Mémoires d’un brasseur pas comme les autres
Grande Guerre Les écrits d’un habitant de l’Aisne documentent l’Occupation allemande entre 1914 et 1918
Un capitaine de police qui terrorise la population, 500 bouteilles de vin cachées dans une église, des prisonniers russes exécutés à la baïonnette… Plus d’un siècle après la Première Guerre mondiale, Franck Le Cars, un historien de Montpellier, publie la chronique quotidienne de son arrière-arrière-grandpère, Albert Denisse, dit Pabert, brasseur dans un village de l’Aisne occupé entre 1914 et 1918*. « Un homme lettré, doublé d’un personnage ambigu, peutêtre espion», décrit-il. Ses écrits dépeignent une cruelle réalité, mais se lisent comme un roman.

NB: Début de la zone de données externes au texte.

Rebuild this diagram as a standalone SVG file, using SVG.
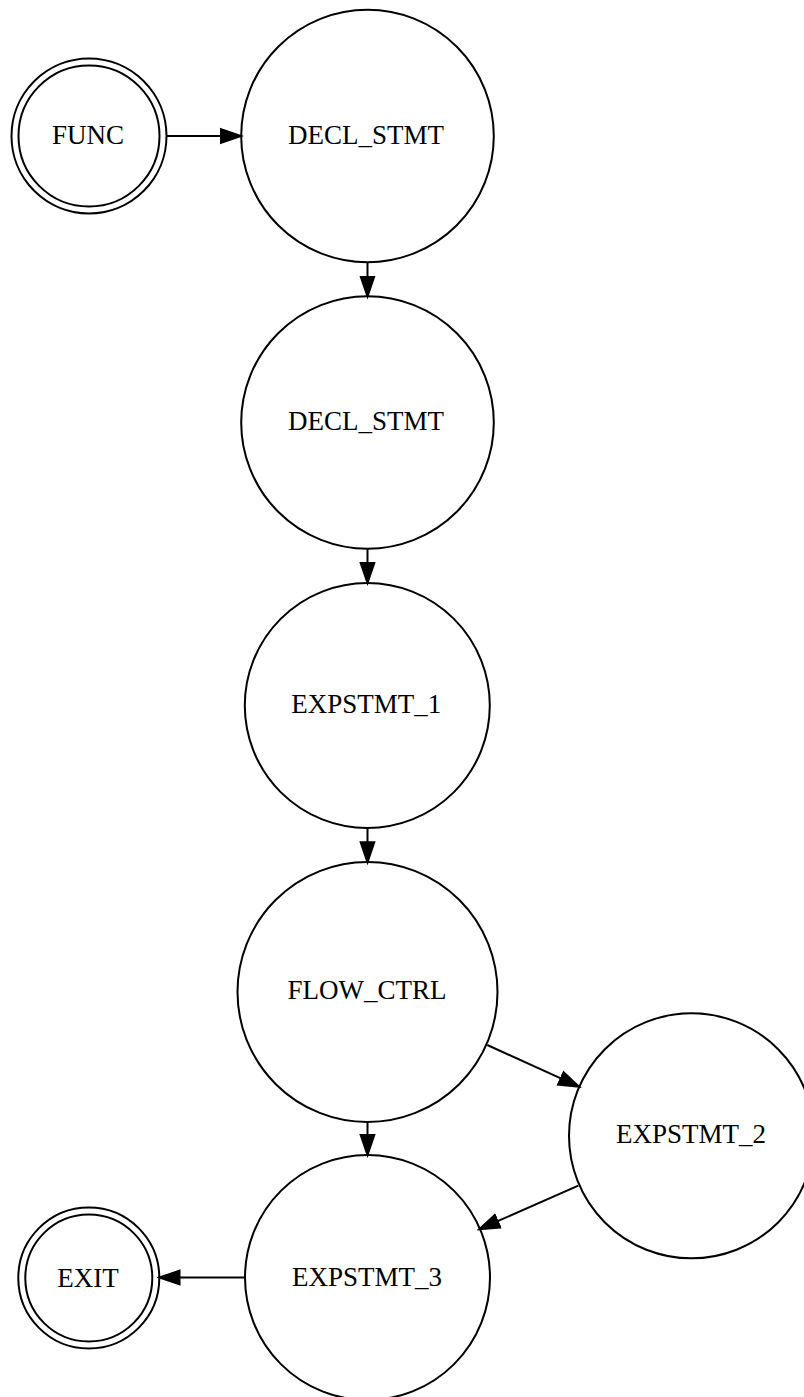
<svg xmlns="http://www.w3.org/2000/svg" width="804" height="1397" viewBox="0 0 804 1397">
<style>
.n{fill:none;stroke:#000;stroke-width:2}
.e{fill:none;stroke:#000;stroke-width:2}
.t{font-family:"Liberation Serif","Times New Roman",serif;font-size:27px;text-anchor:middle;fill:#000}
</style>
<defs>
<marker id="ah" markerUnits="userSpaceOnUse" markerWidth="24" markerHeight="18" viewBox="-1 -9 24 18" refX="0" refY="0" orient="auto">
<path d="M0,-6.8L20,0L0,6.8z" fill="#000" stroke="#000" stroke-width="2"/>
</marker>
</defs>
<rect width="804" height="1397" fill="#fff"/>
<g id="connectors">
<line class="e" x1="166.5" y1="136" x2="221" y2="136" marker-end="url(#ah)"/>
<line class="e" x1="367.5" y1="262.5" x2="367.5" y2="276.5" marker-end="url(#ah)"/>
<line class="e" x1="367.5" y1="548.8" x2="367.5" y2="563" marker-end="url(#ah)"/>
<line class="e" x1="367.5" y1="828" x2="367.5" y2="842.3" marker-end="url(#ah)"/>
<line class="e" x1="367.5" y1="1122" x2="367.5" y2="1135" marker-end="url(#ah)"/>
<line class="e" x1="487.3" y1="1045" x2="560.8" y2="1078.4" marker-end="url(#ah)"/>
<line class="e" x1="578.3" y1="1185.7" x2="497.6" y2="1221.2" marker-end="url(#ah)"/>
<line class="e" x1="245" y1="1277.5" x2="179.5" y2="1277.5" marker-end="url(#ah)"/>
</g>
<g id="FUNC">
<circle class="n" cx="89" cy="136" r="77.5"/>
<circle class="n" cx="89" cy="136" r="70.5"/>
<text class="t" x="88" y="144.3">FUNC</text>
</g>
<g id="DECL_STMT_1">
<circle class="n" cx="367.5" cy="136" r="126.3"/>
<text class="t" x="366" y="144.3">DECL_STMT</text>
</g>
<g id="DECL_STMT_2">
<circle class="n" cx="367.5" cy="422.5" r="126.3"/>
<text class="t" x="366" y="430">DECL_STMT</text>
</g>
<g id="EXPSTMT_1">
<circle class="n" cx="367.3" cy="705.5" r="122.5"/>
<text class="t" x="366.3" y="713.3">EXPSTMT_1</text>
</g>
<g id="FLOW_CTRL">
<circle class="n" cx="367.5" cy="992" r="130"/>
<text class="t" x="367" y="999">FLOW_CTRL</text>
</g>
<g id="EXPSTMT_2">
<circle class="n" cx="691.5" cy="1135.8" r="122.5"/>
<text class="t" x="691" y="1143.3">EXPSTMT_2</text>
</g>
<g id="EXPSTMT_3">
<circle class="n" cx="367.5" cy="1277.5" r="122.5"/>
<text class="t" x="367" y="1285.7">EXPSTMT_3</text>
</g>
<g id="EXIT">
<circle class="n" cx="88.8" cy="1278" r="70.5"/>
<circle class="n" cx="88.8" cy="1278" r="63.5"/>
<text class="t" x="88" y="1286.5">EXIT</text>
</g>
</svg>
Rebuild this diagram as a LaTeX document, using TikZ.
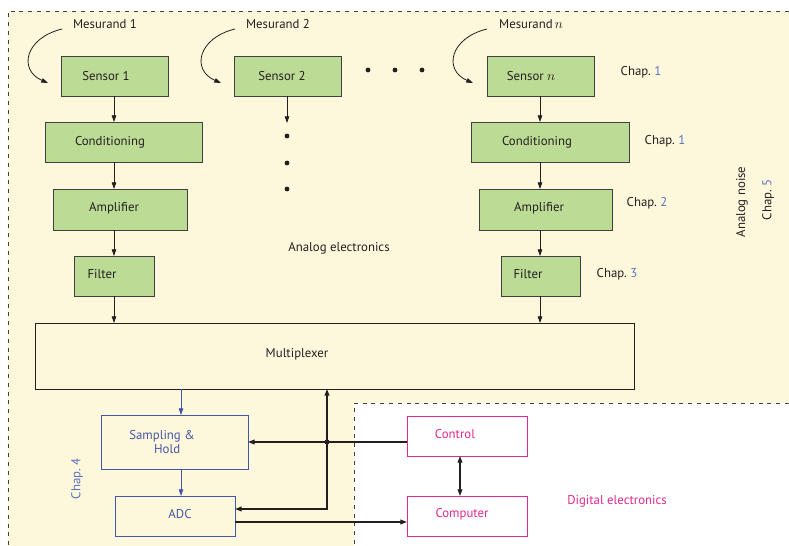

Ce récit aurait pu sombrer dans l’oubli si l’enseignant en histoire n’avait retrouvé, il y a vingt ans, plusieurs carnets manuscrits au fond d’une malle délaissée, dans une vieille maison de famille des Pyrénées. Il les publie cette année à l’occasion de la commémoration du 11-Novembre.
Sur 900 pages, l’ancien officier et notable Albert Denisse, âgé de 46 ans, décrit le quotidien de la commune d’Etreux. Bombardements, morts, dénonciations, arrestations, viols, fraternités improbables… On y découvre cinquante-deux mois d’Occupation.
« Un huis clos brutal »
« C’est un regard inédit sur la guerre, un huis clos brutal, sans concession, qui regorge d’anecdotes, détaille Franck Le Cars. La collaboration passive y est dépeinte en détail. Pabert livre aussi ses états d’âme, avec le recul de l’aventurier : il avait appris la brasserie en Scandinavie et avait participé à la révolution haïtienne. » Depuis vingt ans, l’historien n’a cessé de faire des recherches pour corroborer ces écrits, mais il lui a fallu attendre les deux mois du premier confinement, au printemps, pour boucler l’édition. « Ironie du destin, souligne l’auteur, le récit de Pabert se termine lorsqu’il est atteint de la grippe espagnole, la “maladie à la mode”.»